Be merciful, just as your Father is merciful (Lk. 6:36)
Sibling rivalry; the perceived partiality favorable to the younger son who is prone to waywardness; the children taking for granted how good they have it at home; the father’s goodness:—all this and more is what the drama in this Sunday’s parable is about. It is the last of three parables that are a reply to those who, in the manner of the treacherous, do not speak to Jesus directly, and just murmur, “This man welcomes sinners and eats with them.”
The parable teaches that our heavenly Father is very good. Without considerations of timeliness or untimeliness, of merits or demerits, he divides his property among us and accepts our decisions even though we are not so wise on account of our relative youth. He does not impose nor does he question us. And when we humbly repent, he forgives without counting our trespasses. He welcomes us with joy, he affirms unconditionally our dignity as children, throws us a party, and reconciles our differences.

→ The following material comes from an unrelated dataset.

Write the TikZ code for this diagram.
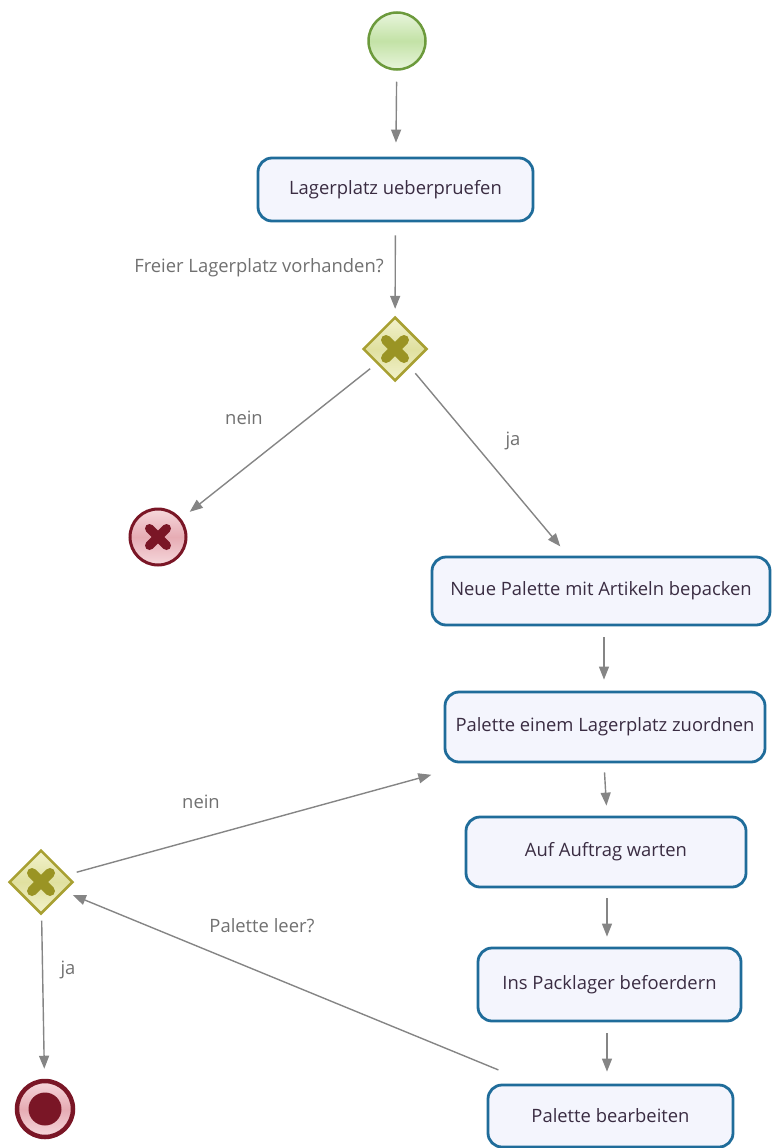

We do not always act in a way worthy of such a good Father. Time and again we conduct ourselves like the younger son: we leave home to follow our whims and suffer later on account of them; we fall into the depths of shameful misery, which very clearly shows our lack of maturity.
But even if we suppose that we have always stayed at home, we would still leave much to be desired. Insecure and feeling threatened, and sometimes more zealous than our Father, we question the motives and actions of our brothers. We open inquisitions and we censure. We mince no words: “Your son … swallowed up your property with prostitutes ….” We lack the delicate sensitivity of the Lord who commands that even the brother deserving of punishment not be wholly disgraced (Dt. 25:3), and who sees to it that the reproach of our slavery to sin is removed from us. Moreover, we show little willingness that our sisters’ share is given to them.
And we do not altogether believe in a merciful Father who “makes his sun rise on the bad and the good, and causes rain to fall on the just and unjust” (Mt. 5:45). We believe rather in a God who destines us to be his children because of our works, not by pure grace (cf. Eph. 1:11-12; 2:8-9). This is evident in our resentment that we are not duly recognized—despite our tireless service and exact fulfillment of our duties—and are not accorded what we are entitled to, as we see it. Characterizing those who do not take themselves as useless servants (Lk. 17:10; cf. Common Rules of the Congregation of the Mission XII, 14), such resentment deprives us of joy and turns us into killjoy. Incapable of partaking of the joy that a sinner’s repentance brings about, a joy similar to the one that would be elicited should a beloved, being dead, come back to life, don’t we have every reason to ask if we really believe in the Risen from the dead?
Each Christian, as the open-ended parable suggests, will have to answer on his own, with his eyes directly looking at Jesus, not on other Christians. No other Christian can take another’s place. One alone will decide for himself to enter or to refuse to enter, to be united to the family of Christ or to be separated from it, in order to remain the uncaring older brother who makes those “who represent to us the Son of God, whose will it was to be poor” (P. Coste XI, 32), feel ashamed.